> [STORED DATA]:
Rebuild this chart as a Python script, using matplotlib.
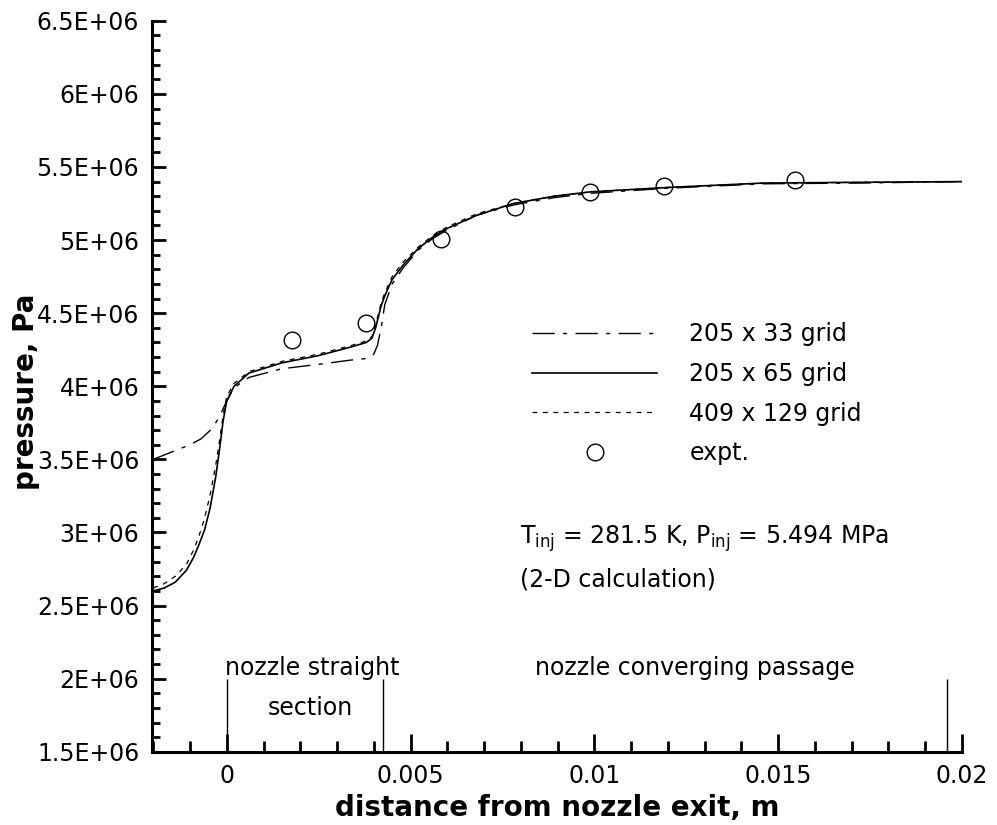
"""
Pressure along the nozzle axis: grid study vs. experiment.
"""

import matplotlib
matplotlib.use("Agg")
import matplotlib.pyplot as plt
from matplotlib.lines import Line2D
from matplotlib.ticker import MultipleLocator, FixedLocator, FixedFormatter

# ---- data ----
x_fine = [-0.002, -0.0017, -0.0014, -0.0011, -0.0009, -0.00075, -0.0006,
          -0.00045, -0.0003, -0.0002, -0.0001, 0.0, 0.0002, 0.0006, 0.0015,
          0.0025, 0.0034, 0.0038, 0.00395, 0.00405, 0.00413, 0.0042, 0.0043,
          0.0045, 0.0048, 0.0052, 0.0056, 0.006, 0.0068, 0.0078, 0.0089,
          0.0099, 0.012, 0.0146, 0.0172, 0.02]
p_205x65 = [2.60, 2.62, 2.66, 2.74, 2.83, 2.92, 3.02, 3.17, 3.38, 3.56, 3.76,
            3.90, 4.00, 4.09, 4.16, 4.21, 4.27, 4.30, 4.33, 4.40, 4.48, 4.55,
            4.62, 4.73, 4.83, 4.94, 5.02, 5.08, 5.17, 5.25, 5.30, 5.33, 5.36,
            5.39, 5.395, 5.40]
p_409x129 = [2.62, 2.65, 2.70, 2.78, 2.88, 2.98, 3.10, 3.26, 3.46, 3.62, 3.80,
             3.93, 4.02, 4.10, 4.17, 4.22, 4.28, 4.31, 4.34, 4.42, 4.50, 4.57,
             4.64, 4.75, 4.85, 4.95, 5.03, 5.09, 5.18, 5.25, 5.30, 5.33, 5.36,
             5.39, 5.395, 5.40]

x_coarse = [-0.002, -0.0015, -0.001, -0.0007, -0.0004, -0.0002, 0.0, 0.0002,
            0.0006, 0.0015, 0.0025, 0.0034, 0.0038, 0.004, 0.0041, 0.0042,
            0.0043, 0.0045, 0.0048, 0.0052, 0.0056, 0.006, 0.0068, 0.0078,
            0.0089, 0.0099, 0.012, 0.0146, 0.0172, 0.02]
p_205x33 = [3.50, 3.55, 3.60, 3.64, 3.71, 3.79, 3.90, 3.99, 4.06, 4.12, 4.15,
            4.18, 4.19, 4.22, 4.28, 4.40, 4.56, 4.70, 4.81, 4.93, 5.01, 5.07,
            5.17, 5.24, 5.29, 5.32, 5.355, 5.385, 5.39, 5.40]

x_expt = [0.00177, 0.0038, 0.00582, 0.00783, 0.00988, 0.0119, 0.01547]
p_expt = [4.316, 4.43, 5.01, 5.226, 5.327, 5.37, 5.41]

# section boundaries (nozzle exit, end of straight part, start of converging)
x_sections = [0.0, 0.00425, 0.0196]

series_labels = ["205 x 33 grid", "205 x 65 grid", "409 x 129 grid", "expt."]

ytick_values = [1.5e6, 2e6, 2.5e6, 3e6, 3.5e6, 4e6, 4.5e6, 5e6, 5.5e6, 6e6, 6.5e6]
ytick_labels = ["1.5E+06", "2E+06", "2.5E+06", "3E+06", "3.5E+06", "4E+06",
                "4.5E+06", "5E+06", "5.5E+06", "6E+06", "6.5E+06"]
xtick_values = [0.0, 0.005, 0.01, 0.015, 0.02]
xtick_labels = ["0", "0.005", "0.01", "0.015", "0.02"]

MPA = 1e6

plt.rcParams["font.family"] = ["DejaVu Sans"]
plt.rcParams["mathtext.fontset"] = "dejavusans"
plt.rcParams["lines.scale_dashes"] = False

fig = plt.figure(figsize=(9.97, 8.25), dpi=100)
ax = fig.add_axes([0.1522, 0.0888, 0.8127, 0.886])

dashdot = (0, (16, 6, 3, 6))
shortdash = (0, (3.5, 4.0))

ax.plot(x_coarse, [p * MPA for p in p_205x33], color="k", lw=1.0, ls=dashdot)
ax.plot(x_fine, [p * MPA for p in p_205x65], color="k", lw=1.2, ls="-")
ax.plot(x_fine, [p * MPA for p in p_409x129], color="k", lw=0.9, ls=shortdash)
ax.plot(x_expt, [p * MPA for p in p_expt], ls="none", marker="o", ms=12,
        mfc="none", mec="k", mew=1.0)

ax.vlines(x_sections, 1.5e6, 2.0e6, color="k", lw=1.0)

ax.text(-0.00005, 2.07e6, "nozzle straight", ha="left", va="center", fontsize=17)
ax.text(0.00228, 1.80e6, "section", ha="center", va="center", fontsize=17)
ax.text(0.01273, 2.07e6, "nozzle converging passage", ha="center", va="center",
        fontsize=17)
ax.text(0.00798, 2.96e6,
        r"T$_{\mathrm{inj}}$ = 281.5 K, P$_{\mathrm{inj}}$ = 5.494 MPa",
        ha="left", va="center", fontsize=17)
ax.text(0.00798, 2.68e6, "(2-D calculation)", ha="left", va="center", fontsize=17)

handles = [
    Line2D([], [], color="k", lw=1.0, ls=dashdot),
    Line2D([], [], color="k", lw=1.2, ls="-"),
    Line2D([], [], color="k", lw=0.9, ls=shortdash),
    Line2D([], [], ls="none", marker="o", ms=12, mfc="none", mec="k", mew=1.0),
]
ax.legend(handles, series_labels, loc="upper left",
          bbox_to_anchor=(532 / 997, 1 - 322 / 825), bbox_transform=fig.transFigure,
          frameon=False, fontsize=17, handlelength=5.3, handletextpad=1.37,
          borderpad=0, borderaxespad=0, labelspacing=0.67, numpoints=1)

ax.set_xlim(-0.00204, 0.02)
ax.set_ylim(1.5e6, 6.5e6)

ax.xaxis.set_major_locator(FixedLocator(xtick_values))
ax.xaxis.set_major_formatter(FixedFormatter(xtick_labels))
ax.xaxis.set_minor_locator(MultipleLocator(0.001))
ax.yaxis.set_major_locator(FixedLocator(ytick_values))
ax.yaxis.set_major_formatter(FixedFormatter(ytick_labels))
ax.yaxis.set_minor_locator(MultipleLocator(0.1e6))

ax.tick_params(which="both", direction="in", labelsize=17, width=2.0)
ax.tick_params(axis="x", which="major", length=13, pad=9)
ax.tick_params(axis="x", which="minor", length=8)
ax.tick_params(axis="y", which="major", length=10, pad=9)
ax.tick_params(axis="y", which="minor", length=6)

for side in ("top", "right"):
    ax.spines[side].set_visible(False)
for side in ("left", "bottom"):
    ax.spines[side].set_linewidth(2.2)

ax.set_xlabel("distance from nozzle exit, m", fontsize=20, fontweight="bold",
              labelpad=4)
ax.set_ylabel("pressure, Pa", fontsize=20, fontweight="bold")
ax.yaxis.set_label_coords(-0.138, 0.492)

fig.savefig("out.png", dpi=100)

> [STATED EXERCISE]: Write out exactly the lines between the start of the data and the line with "from matplotlib.ticker import", including both, but none of the pictures.

> [COMPLETE RESPONSE]:
Rebuild this chart as a Python script, using matplotlib.
"""
Pressure along the nozzle axis: grid study vs. experiment.
"""

import matplotlib
matplotlib.use("Agg")
import matplotlib.pyplot as plt
from matplotlib.lines import Line2D
from matplotlib.ticker import MultipleLocator, FixedLocator, FixedFormatter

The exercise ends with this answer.